I (heart) Bernard Cornwell, and he’s in top form with his Saxon Chronicles series. Sword Song is his latest release, and if it lives up to the billing of the first two novels, it’ll be a satisfying blend of blood, 9th century Anglo-Saxon politics (it’s interesting, I promise!), and Uhtred of Bebbanberg, an amoral warlord who happens to be immensely appealing even when he’s gutting Danes in battles where the odds are impossibly stacked against him. Cornwell is a master craftsman, and the way he sets up scene after scene of unbearable excitement is worth studying.

What are some beach reads on your list? I’m always looking for suggestions, because the best books are the ones recommended by friends.

7 Responses to “Beach Reads”

  1. on 26 May 2008 at 8:26 pm Dixie Miller Goode

    My favorite book is old and out of print but I keep finding cheap copies on-line to give to friends. Fencepost Chronicles by W.P. Kinsella is funny and painfully real but the funny wins every time. Poor, Canadian Indians with lots of problems and a great never say die attitude.

  2. on 27 May 2008 at 8:39 am Therese Walsh

    I have a ridiculous number of books to read. Seriously. I think I have reader’s block.

    Don’t forget about Harris’s latest spin on the Chocolat characters. The Girl with No Shadow has been getting pretty good reviews.

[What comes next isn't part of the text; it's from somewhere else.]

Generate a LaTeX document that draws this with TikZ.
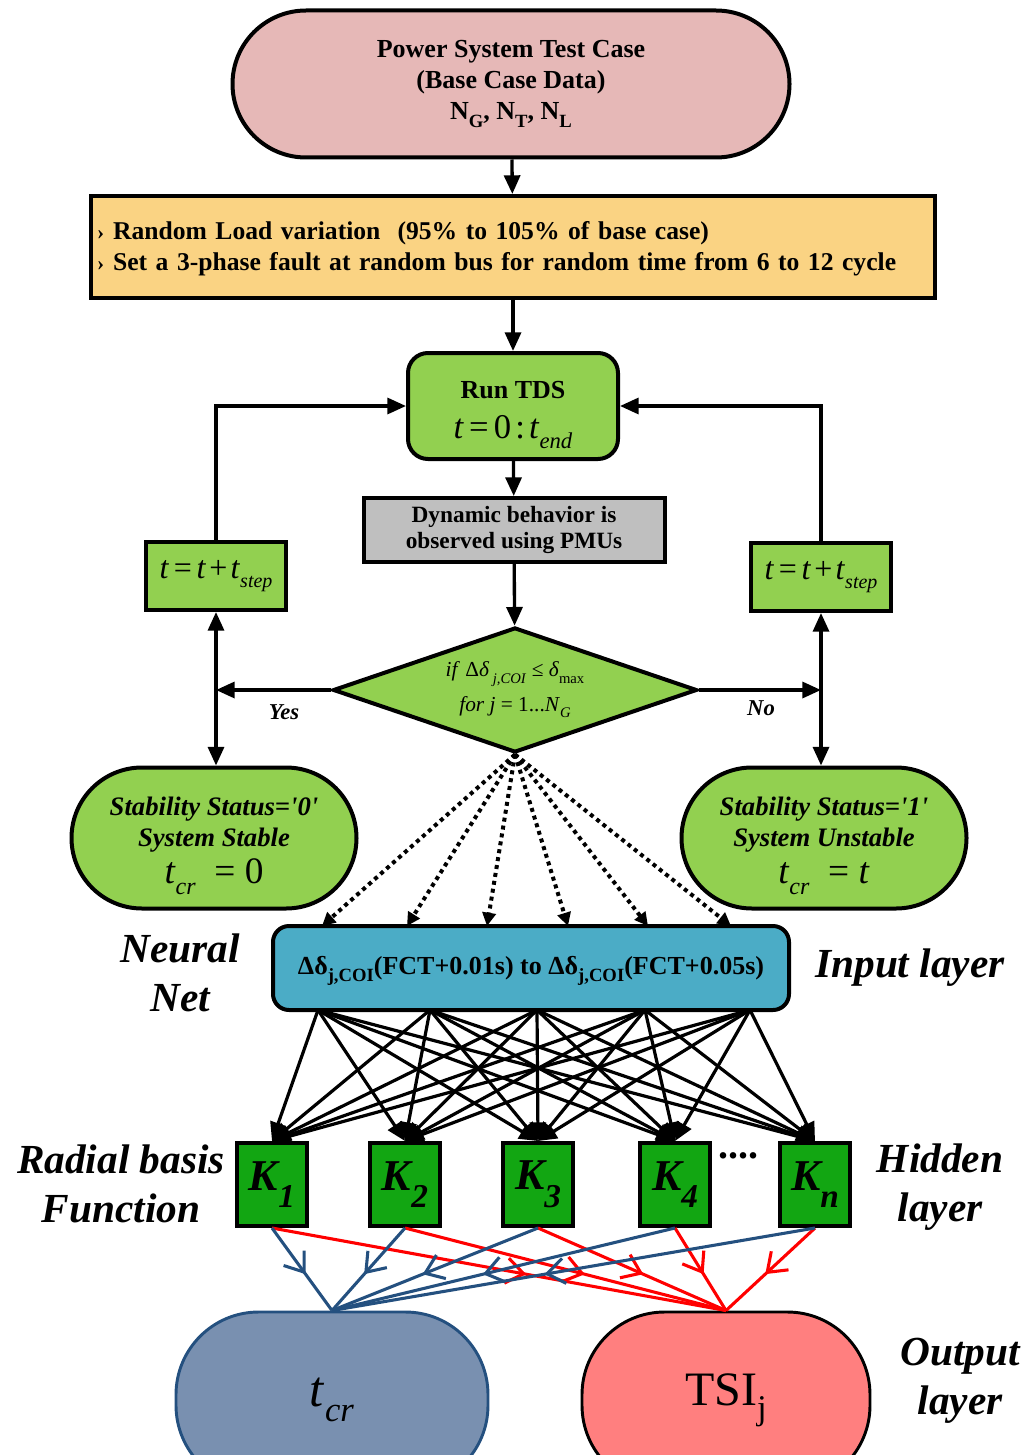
\documentclass[tikz,border=0pt]{standalone}
\usepackage{fontspec}
\setmainfont{Liberation Serif}
\usetikzlibrary{arrows.meta,shapes.geometric,shapes.misc,decorations.markings}

\definecolor{pinkfill}{HTML}{E6B8B7}
\definecolor{sandfill}{HTML}{FAD383}
\definecolor{leaf}{HTML}{92D050}
\definecolor{greybox}{HTML}{BFBFBF}
\definecolor{tealfill}{HTML}{4BACC6}
\definecolor{kgreen}{HTML}{12A612}
\definecolor{slatefill}{HTML}{7990B0}
\definecolor{navyline}{HTML}{24507F}
\definecolor{salmonfill}{HTML}{FF7F7F}
\definecolor{redline}{HTML}{FF0000}

\newcommand\fs[2]{\fontsize{#1}{#2}\selectfont}
\newcommand\lowsub[2][14]{\raisebox{-0.3em}{\fs{#1}{#1}#2}}
\newcommand\tstep{\textit{t}\hspace{0.15em}=\hspace{0.15em}\textit{t}\hspace{0.1em}+\hspace{0.1em}\textit{t}\lowsub[15]{\textit{step}}}
\newcommand\bul{{\fs{16}{16}›}\hspace{0.35em}}

\begin{document}
\begin{tikzpicture}[x=0.75pt,y=-0.75pt,
  box/.style={draw=black, line width=3pt, align=center, inner sep=0pt},
  stadium/.style={box, rounded rectangle},
  flow/.style={line width=2.5pt, -{Triangle[length=14pt,width=12pt]}},
  twoway/.style={line width=2.5pt, {Triangle[length=14pt,width=12pt]}-{Triangle[length=14pt,width=12pt]}},
  dotarrow/.style={line width=3pt, dash pattern=on 3pt off 3pt, -{Triangle[length=10pt,width=10pt]}},
  feed/.style={line width=2.4pt, -{Triangle[length=14pt,width=12pt]}},
  outlink/.style={line width=2.3pt, postaction={decorate},
    decoration={markings, mark=at position 0.56 with {\arrow{Straight Barb[length=13pt,width=19pt,line width=2.3pt]}}}},
  kbox/.style={box, fill=kgreen, minimum width=52.5pt, minimum height=62.25pt,
    font=\bfseries\itshape\fs{33}{33}},
  side/.style={font=\bfseries\itshape\fs{31}{37}, align=center},
  tag/.style={font=\bfseries\itshape\fs{17}{17}}]

\clip (0,0) rectangle (1029,1455);

% --- flowchart part ---
\node[stadium, fill=pinkfill, minimum width=417.75pt, minimum height=110.25pt,
  font=\bfseries\fs{19.5}{23.25}] (top) at (511,84)
  {Power System Test Case\\(Base Case Data)\\N\lowsub{G}, N\lowsub{T}, N\lowsub{L}};

\node[box, fill=sandfill, text width=624pt, inner xsep=4.5pt, minimum height=76.5pt,
  align=left, font=\bfseries\fs{19.2}{23.25}] (load) at (513,247)
  {\rule{0pt}{16pt}\bul Random Load variation\ \ (95\% to 105\% of base case)\\
   \bul Set a 3-phase fault at random bus for random time from 6 to 12 cycle};

\node[box, fill=leaf, rounded corners=15pt, minimum width=157.5pt, minimum height=79.5pt,
  font=\fs{19.5}{29}] (tds) at (513,406)
  {\rule{0pt}{26pt}\textbf{Run TDS}\\[1pt]{\fs{26}{26}\textit{t}\hspace{0.15em}=\hspace{0.15em}0\hspace{0.12em}:\hspace{0.12em}\textit{t}\lowsub[17]{\textit{end}}}};

\node[box, fill=greybox, minimum width=225.75pt, minimum height=48pt,
  font=\bfseries\fs{17.5}{19.5}] (pmu) at (514,530)
  {Dynamic behavior is\\observed using PMUs};

\node[box, diamond, aspect=2.9, fill=leaf, minimum width=273pt, minimum height=93.75pt,
  font=\fs{16}{26}] (dia) at (515,690)
  {\textit{if} Δ\textit{δ}\,\lowsub[11]{\textit{j,COI}} ≤ \textit{δ}\lowsub[11]{max}\\
   \textit{for j} = 1...\textit{N}\lowsub[11]{\textit{G}}};

\node[box, fill=leaf, minimum width=105pt, minimum height=51pt, font=\fs{24}{24}] (tl) at (216,576) {\tstep};
\node[box, fill=leaf, minimum width=105pt, minimum height=51pt, font=\fs{24}{24}] (tr) at (821,577) {\tstep};

\node[stadium, fill=leaf, minimum width=213.75pt, minimum height=105.75pt,
  font=\bfseries\itshape\fs{20}{23}] (sl) at (214,838)
  {\rule{0pt}{26pt}Stability Status=\textquotesingle0\textquotesingle\\System Stable\\[5pt]
   {\normalfont\fs{28}{28}\textit{t}\lowsub[18]{\textit{cr}}\ \ = 0}};
\node[stadium, fill=leaf, minimum width=213.75pt, minimum height=105.75pt,
  font=\bfseries\itshape\fs{20}{23}] (sr) at (824,838)
  {\rule{0pt}{26pt}Stability Status=\textquotesingle1\textquotesingle\\System Unstable\\[5pt]
   {\normalfont\fs{28}{28}\textit{t}\lowsub[18]{\textit{cr}}\ \ = \textit{t}}};

\draw[flow] (top) -- (load);
\draw[flow] (load) -- (tds);
\draw[flow] (tds) -- (pmu);
\draw[flow] (pmu) -- (dia);

% feedback loops into the simulation
\draw[flow] (tl.north) |- (tds.west);
\draw[flow] (tr.north) |- (tds.east);

% decision branches
\coordinate (jl) at (tl.south |- dia.west);
\coordinate (jr) at (tr.south |- dia.east);
\draw[twoway] (tl.south) -- (tl.south |- sl.north);
\draw[flow] (dia.west) -- (jl);
\draw[twoway] (tr.south) -- (tr.south |- sr.north);
\draw[flow] (dia.east) -- (jr);
\node[tag] (yes) at (284,712) {Yes};
\node[tag] (no) at (761,708) {No};

% --- neural network part ---
\node[box, fill=tealfill, rounded corners=12pt, minimum width=387pt, minimum height=63pt,
  font=\bfseries\fs{19.5}{19.5}] (inp) at (531,968)
  {\rule{0pt}{18pt}Δδ\lowsub{j,COI}(FCT+0.01s) to Δδ\lowsub{j,COI}(FCT+0.05s)};

\foreach \x [count=\i] in {322,407,487,568,648,731}
  \coordinate (d\i) at (\x,926);
\foreach \i in {1,...,6}
  \draw[dotarrow] (dia.south) -- (d\i);

\node[kbox] (k1) at (272,1184.5) {K\raisebox{-0.4em}{\fs{25}{25}1}};
\node[kbox] (k2) at (405,1184.5) {K\raisebox{-0.4em}{\fs{25}{25}2}};
\node[kbox] (k3) at (538,1184.5) {K\raisebox{-0.4em}{\fs{25}{25}3}};
\node[kbox] (k4) at (675,1184.5) {K\raisebox{-0.4em}{\fs{25}{25}4}};
\node[kbox] (k5) at (815,1184.5) {K\raisebox{-0.4em}{\fs{25}{25}n}};
\node[font=\bfseries\fs{30}{30}] (dots) at (738,1156) {....};

\foreach \x [count=\i] in {318,430,537,645,750}
  \coordinate (s\i) at (\x,1010);
\foreach \i in {1,...,5}
  \foreach \k in {1,...,5}
    \draw[feed] (s\i) -- (k\k.north);

\node[draw=navyline, line width=2.2pt, fill=slatefill, rounded corners=62pt,
  minimum width=234pt, minimum height=132pt, font=\fs{38}{38}] (tcr) at (332,1400)
  {\textit{t}\lowsub[26]{\textit{cr}}};
\node[draw=black, line width=2.2pt, fill=salmonfill, rounded corners=62pt,
  minimum width=216pt, minimum height=132pt, font=\fs{36}{36}] (tsi) at (726,1400)
  {TSI\lowsub[26]{j}};

\foreach \k in {1,...,5}
  \draw[outlink, redline] (k\k.south) -- (tsi.north);
\foreach \k in {1,...,5}
  \draw[outlink, navyline] (k\k.south) -- (tcr.north);

% layer captions
\node[side] (nn) at (180,973) {Neural\\Net};
\node[side] (il) at (910,968) {Input layer};
\node[side] (rb) at (121,1184) {Radial basis\\Function};
\node[side] (hl) at (940,1187) {Hidden\\layer};
\node[side] (ol) at (960,1381) {Output\\layer};
\end{tikzpicture}
\end{document}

  3. on 27 May 2008 at 1:15 pm Kathleen Bolton

    Ooh, good call, Teri. And thanks for the Kinsella tip, Dixie. I like the oldies, too….it’s fun to read books written in the 50’s and compare them to today’s mass market fiction.

  4. on 01 Jun 2008 at 9:34 am E Borcher

    How can any book lover resist the opening sentence of Carlos Ruiz Zafon’s, The Shadow of the Wind, “I still remember the day my father took me to the Cemetary of Forgotten Books for the first time.” Since reading this gem two summers ago, I haven’t been able to resist recommending it whenever asked if I’ve ready anything good lately.

  5. on 01 Jun 2008 at 3:22 pm Kathleen Bolton

    Oooh, that’s a good one, E Borcher. I’ll have to check that one out.

  6. on 03 Jun 2008 at 4:46 am Danielle

    Good work in choosing the Host! Stephenie Meyer is a fantastic writer!

  7. on 16 Jul 2008 at 10:23 pm Sara

    Awesome beach read - An Island Away by Daniel Putkowski. Story takes place in Aruba!